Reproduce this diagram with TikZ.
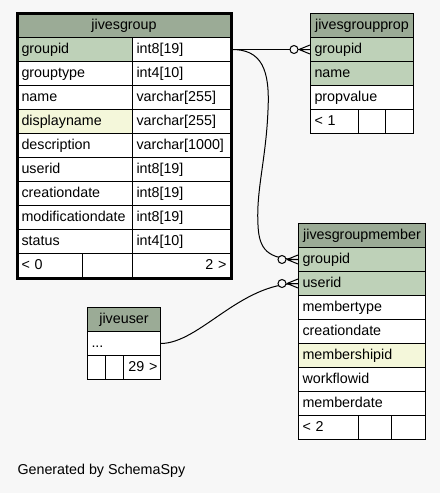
\documentclass[tikz,border=0pt]{standalone}
\usepackage{fontspec}
\setmainfont{Liberation Sans}
\definecolor{bgcol}{HTML}{F7F7F7}
\definecolor{headcol}{HTML}{9BAB96}
\definecolor{keycol}{HTML}{BED1B8}
\definecolor{idxcol}{HTML}{F4F7DA}
\tikzset{
  cell/.style={draw, fill=white, anchor=north west, text width=#1, minimum height=24pt,
    inner xsep=4pt, inner ysep=0pt, text height=10.5pt, text depth=3pt, align=left},
  rcell/.style={cell=#1, align=right},
  head/.style={draw, fill=headcol, anchor=north west, minimum width=#1, minimum height=24pt,
    inner sep=0pt, text height=10.5pt, text depth=3pt},
  crowodot/.pic={
    \draw (-11,0) -- (0,4.5) (-11,0) -- (0,0) (-11,0) -- (0,-4.5);
    \draw[fill=bgcol] (-16,0) circle (4);
  }
}

\begin{document}
\begin{tikzpicture}[x=1pt, y=-1pt, font=\fontsize{14.3}{16}\selectfont, line width=1pt]
    \fill[bgcol] (0,0) rectangle (440,493);

    % jivesgroup
    \node[head=213pt] (g) at (17,13) {jivesgroup};
    \foreach \n/\t/\c [count=\i] in {groupid/int8[19]/keycol, grouptype/int4[10]/white,
        name/varchar[255]/white, displayname/varchar[255]/idxcol,
        description/varchar[1000]/white, userid/int8[19]/white,
        creationdate/int8[19]/white, modificationdate/int8[19]/white, status/int4[10]/white}{
      \node[cell=107pt, fill=\c] (g\i) at (17,13+24*\i) {\n};
      \node[cell=90pt] (gt\i) at (132,13+24*\i) {\t};
    }
    \node[cell=57pt] (gf1) at (17,253) {< 0};
    \node[cell=42pt] (gf2) at (82,253) {};
    \node[rcell=90pt] (gf3) at (132,253) {2 >};
    \draw[line width=3pt] (g.north west) rectangle (gf3.south east);

    % jivesgroupprop
    \node[head=103pt] (p) at (310,13) {jivesgroupprop};
    \foreach \n/\c [count=\i] in {groupid/keycol, name/keycol, propvalue/white}{
      \node[cell=95pt, fill=\c] (p\i) at (310,13+24*\i) {\n};
    }
    \node[cell=40pt] (pf1) at (310,109) {< 1};
    \node[cell=19pt] (pf2) at (358,109) {};
    \node[cell=20pt] (pf3) at (385,109) {};

    % jivesgroupmember
    \node[head=127pt] (m) at (298,223) {jivesgroupmember};
    \foreach \n/\c [count=\i] in {groupid/keycol, userid/keycol, membertype/white,
        creationdate/white, membershipid/idxcol, workflowid/white, memberdate/white}{
      \node[cell=119pt, fill=\c] (m\i) at (298,223+24*\i) {\n};
    }
    \node[cell=52pt] (mf1) at (298,415) {< 2};
    \node[cell=25pt] (mf2) at (358,415) {};
    \node[cell=26pt] (mf3) at (391,415) {};

    % jiveuser
    \node[head=73pt] (u) at (87,307) {jiveuser};
    \node[cell=65pt] (u1) at (87,331) {...};
    \node[cell=10pt] (uf1) at (87,355) {};
    \node[cell=10pt] (uf2) at (105,355) {};
    \node[rcell=31pt, inner xsep=3pt] (uf3) at (123,355) {29 >};

    % relations
    \draw (gt1.east) -- (p1.west) pic {crowodot};
    \draw (gt1.east) .. controls (262,49) and (270,70) .. (268,110)
        .. controls (266,160) and (256,190) .. (258,225)
        .. controls (259,250) and (268,259) .. (m1.west) pic {crowodot};
    \draw (u1.east) .. controls (200,343) and (240,283) .. (m2.west) pic {crowodot};

    \node[anchor=west, inner sep=0pt] (gen) at (17,471) {Generated by SchemaSpy};
\end{tikzpicture}
\end{document}
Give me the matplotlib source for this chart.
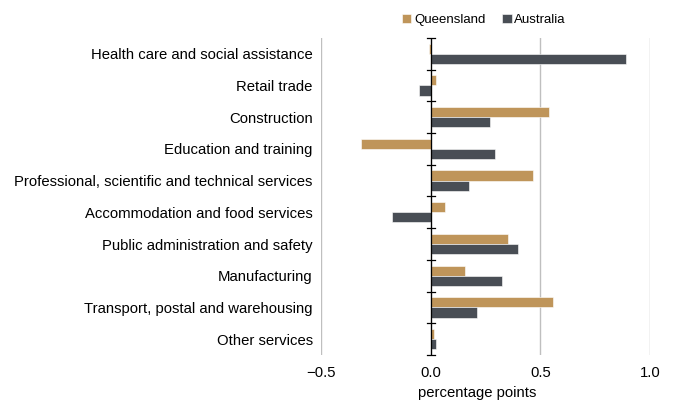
import numpy as np
import matplotlib.pyplot as plt

plt.rcParams['font.family'] = ['Liberation Sans', 'DejaVu Sans']

categories = ["Health care and social assistance", "Retail trade", "Construction",
              "Education and training", "Professional, scientific and technical services",
              "Accommodation and food services", "Public administration and safety",
              "Manufacturing", "Transport, postal and warehousing", "Other services"]
queensland = [-0.006, 0.022, 0.54, -0.32, 0.467, 0.063, 0.352, 0.154, 0.558, 0.016]
australia = [0.89, -0.054, 0.27, 0.293, 0.173, -0.176, 0.40, 0.323, 0.209, 0.022]
xticks = [-0.5, 0.0, 0.5, 1.0]
xticklabels = ["\u22120.5", "0.0", "0.5", "1.0"]

tan = "#BF955A"
dark = "#494E55"

fig = plt.figure(figsize=(6.73, 4.03), dpi=100)
ax = fig.add_axes([0.477, 0.119, 0.489, 0.787])

y = np.arange(len(categories))
h = 0.32
ax.barh(y - h / 2, queensland, height=h, color=tan, edgecolor="white", linewidth=0.4,
        label="Queensland", zorder=3)
ax.barh(y + h / 2, australia, height=h, color=dark, edgecolor="white", linewidth=0.4,
        label="Australia", zorder=3)

ax.set_xlim(-0.5, 1.0)
ax.set_ylim(len(categories) - 0.5, -0.5)
ax.set_xticks(xticks)
ax.set_xticklabels(xticklabels, fontsize=10.7)
ax.set_yticks(y)
ax.set_yticklabels(categories, fontsize=10.7)
ax.tick_params(axis="both", length=0)
ax.tick_params(axis="x", pad=8)
ax.tick_params(axis="y", pad=6)

for s in ax.spines.values():
    s.set_visible(False)
ax.xaxis.grid(True, color="#BFBFBF", linewidth=1)
ax.set_axisbelow(True)

# zero line with category tick marks
ax.axvline(0, color="black", linewidth=0.9, zorder=4)
for b in np.arange(len(categories) + 1) - 0.5:
    ax.plot([-0.018, 0.02], [b, b], color="black", linewidth=0.9, zorder=4,
            clip_on=False)

ax.set_xlabel("percentage points", fontsize=10.7, labelpad=5)
ax.xaxis.set_label_coords(0.475, -0.098)

ax.legend(loc="lower center", bbox_to_anchor=(0.495, 1.02), ncol=2, frameon=False,
          fontsize=9.5, handlelength=0.7, handleheight=0.7, handletextpad=0.2,
          columnspacing=1.3, borderaxespad=0)

fig.savefig("out.png", dpi=100)
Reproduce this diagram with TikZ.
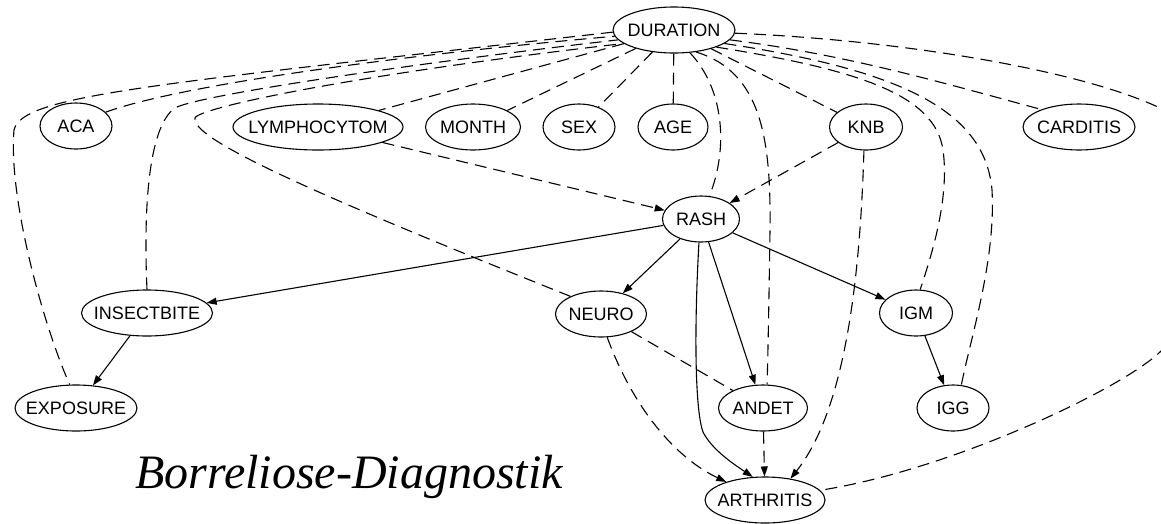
\documentclass[tikz,border=0pt]{standalone}
\usepackage{fontspec}
\setmainfont{Liberation Serif}
\setsansfont{Liberation Sans}
\usetikzlibrary{shapes.geometric,arrows.meta}

\begin{document}
\begin{tikzpicture}[x=1pt,y=-1pt]
\tikzset{VertexStyle/.style={ellipse, draw, line width=1.1pt, inner xsep=-12pt, inner ysep=0pt,
  minimum height=46pt, font=\sffamily\fontsize{18}{20}\selectfont}}
\tikzset{EdgeStyle/.style={line width=1.1pt, -{Triangle[length=10pt,width=7pt]}}}
\tikzset{LinkStyle/.style={line width=1.1pt, dash pattern=on 12pt off 7pt}}
\tikzset{DashEdgeStyle/.style={LinkStyle, -{Triangle[length=10pt,width=7pt]}}}
\useasboundingbox (0,0) rectangle (1161,523);
\clip (0,0) rectangle (1161,523);
% variables
\node[VertexStyle, minimum width=122pt] (dur) at (674,30) {DURATION};
\node[VertexStyle, minimum width=72pt]  (aca) at (76,126) {ACA};
\node[VertexStyle, minimum width=170pt] (lym) at (318,127) {LYMPHOCYTOM};
\node[VertexStyle, minimum width=95pt]  (mon) at (473,127) {MONTH};
\node[VertexStyle, minimum width=72pt]  (sex) at (579,127) {SEX};
\node[VertexStyle, minimum width=70pt]  (age) at (673,127) {AGE};
\node[VertexStyle, minimum width=73pt]  (knb) at (866,127) {KNB};
\node[VertexStyle, minimum width=112pt] (car) at (1079,127) {CARDITIS};
\node[VertexStyle, minimum width=77pt]  (rash) at (701,219) {RASH};
\node[VertexStyle, minimum width=131pt] (ins) at (147,313) {INSECTBITE};
\node[VertexStyle, minimum width=91pt]  (neu) at (601,314) {NEURO};
\node[VertexStyle, minimum width=73pt]  (igm) at (916,313) {IGM};
\node[VertexStyle, minimum width=122pt] (exp) at (76,408) {EXPOSURE};
\node[VertexStyle, minimum width=89pt]  (and) at (763,408) {ANDET};
\node[VertexStyle, minimum width=72pt]  (igg) at (953,408) {IGG};
\node[VertexStyle, minimum width=120pt] (art) at (765,500) {ARTHRITIS};
\node[anchor=base west, inner sep=0pt, font=\itshape\fontsize{48}{50}\selectfont]
  (title) at (135,488) {Borreliose-Diagnostik};
% links of DURATION
\draw[LinkStyle] (dur.182) .. controls (150,85) and (22,95) .. (14,130)
  .. controls (8,200) and (45,330) .. (exp.105);
\draw[LinkStyle] (aca.25) .. controls (180,85) and (400,55) .. (dur.186);
\draw[LinkStyle] (ins.90) .. controls (143,200) and (150,125) .. (175,108)
  .. controls (195,96) and (400,65) .. (dur.190);
\draw[LinkStyle] (neu.150) .. controls (330,200) and (190,140) .. (195,118)
  .. controls (198,108) and (350,75) .. (dur.195);
\draw[LinkStyle] (dur) -- (lym);
\draw[LinkStyle] (dur) -- (mon);
\draw[LinkStyle] (dur) -- (sex);
\draw[LinkStyle] (dur) -- (age);
\draw[LinkStyle] (dur.-55) .. controls (725,90) and (728,150) .. (rash.70);
\draw[LinkStyle] (dur.-45) .. controls (762,72) and (771,140) .. (770,230)
  .. controls (769,300) and (768,350) .. (and.80);
\draw[LinkStyle] (dur) -- (knb);
\draw[LinkStyle] (dur.-22) .. controls (860,70) and (935,95) .. (943,150)
  .. controls (950,200) and (930,260) .. (igm.80);
\draw[LinkStyle] (dur.-15) .. controls (900,70) and (985,110) .. (992,190)
  .. controls (996,260) and (970,340) .. (igg.70);
\draw[LinkStyle] (dur.-10) .. controls (850,55) and (950,85) .. (car.155);
\draw[LinkStyle] (dur.-3) .. controls (900,40) and (1080,70) .. (1160,108)
  .. controls (1200,127) and (1205,310) .. (1160,352)
  .. controls (1120,390) and (950,470) .. (art.10);
\draw[LinkStyle] (neu) -- (and);
% directed edges
\draw[DashEdgeStyle] (lym) -- (rash);
\draw[DashEdgeStyle] (knb) -- (rash);
\draw[DashEdgeStyle] (knb.265) .. controls (860,280) and (845,410) .. (art.40);
\draw[DashEdgeStyle] (neu.-75) .. controls (630,400) and (670,455) .. (art.155);
\draw[DashEdgeStyle] (and) -- (art);
\draw[EdgeStyle] (rash) -- (ins);
\draw[EdgeStyle] (rash) -- (neu);
\draw[EdgeStyle] (rash) -- (and);
\draw[EdgeStyle] (rash) -- (igm);
\draw[EdgeStyle] (rash.265) .. controls (694,330) and (695,410) .. (703,432)
  .. controls (712,450) and (735,465) .. (art.118);
\draw[EdgeStyle] (ins) -- (exp);
\draw[EdgeStyle] (igm) -- (igg);
\end{tikzpicture}
\end{document}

◇ ◇ ◇ ◇ ◇ ◇ ◇

**Stated goal:**
Starting at the first line of the entries, restate word for word everything through the line that holds "rectangle (gf3.south east);", both ends included, but omit any pictures.

**Exercise solution:**
Reproduce this diagram with TikZ.
\documentclass[tikz,border=0pt]{standalone}
\usepackage{fontspec}
\setmainfont{Liberation Sans}
\definecolor{bgcol}{HTML}{F7F7F7}
\definecolor{headcol}{HTML}{9BAB96}
\definecolor{keycol}{HTML}{BED1B8}
\definecolor{idxcol}{HTML}{F4F7DA}
\tikzset{
  cell/.style={draw, fill=white, anchor=north west, text width=#1, minimum height=24pt,
    inner xsep=4pt, inner ysep=0pt, text height=10.5pt, text depth=3pt, align=left},
  rcell/.style={cell=#1, align=right},
  head/.style={draw, fill=headcol, anchor=north west, minimum width=#1, minimum height=24pt,
    inner sep=0pt, text height=10.5pt, text depth=3pt},
  crowodot/.pic={
    \draw (-11,0) -- (0,4.5) (-11,0) -- (0,0) (-11,0) -- (0,-4.5);
    \draw[fill=bgcol] (-16,0) circle (4);
  }
}

\begin{document}
\begin{tikzpicture}[x=1pt, y=-1pt, font=\fontsize{14.3}{16}\selectfont, line width=1pt]
    \fill[bgcol] (0,0) rectangle (440,493);

    % jivesgroup
    \node[head=213pt] (g) at (17,13) {jivesgroup};
    \foreach \n/\t/\c [count=\i] in {groupid/int8[19]/keycol, grouptype/int4[10]/white,
        name/varchar[255]/white, displayname/varchar[255]/idxcol,
        description/varchar[1000]/white, userid/int8[19]/white,
        creationdate/int8[19]/white, modificationdate/int8[19]/white, status/int4[10]/white}{
      \node[cell=107pt, fill=\c] (g\i) at (17,13+24*\i) {\n};
      \node[cell=90pt] (gt\i) at (132,13+24*\i) {\t};
    }
    \node[cell=57pt] (gf1) at (17,253) {< 0};
    \node[cell=42pt] (gf2) at (82,253) {};
    \node[rcell=90pt] (gf3) at (132,253) {2 >};
    \draw[line width=3pt] (g.north west) rectangle (gf3.south east);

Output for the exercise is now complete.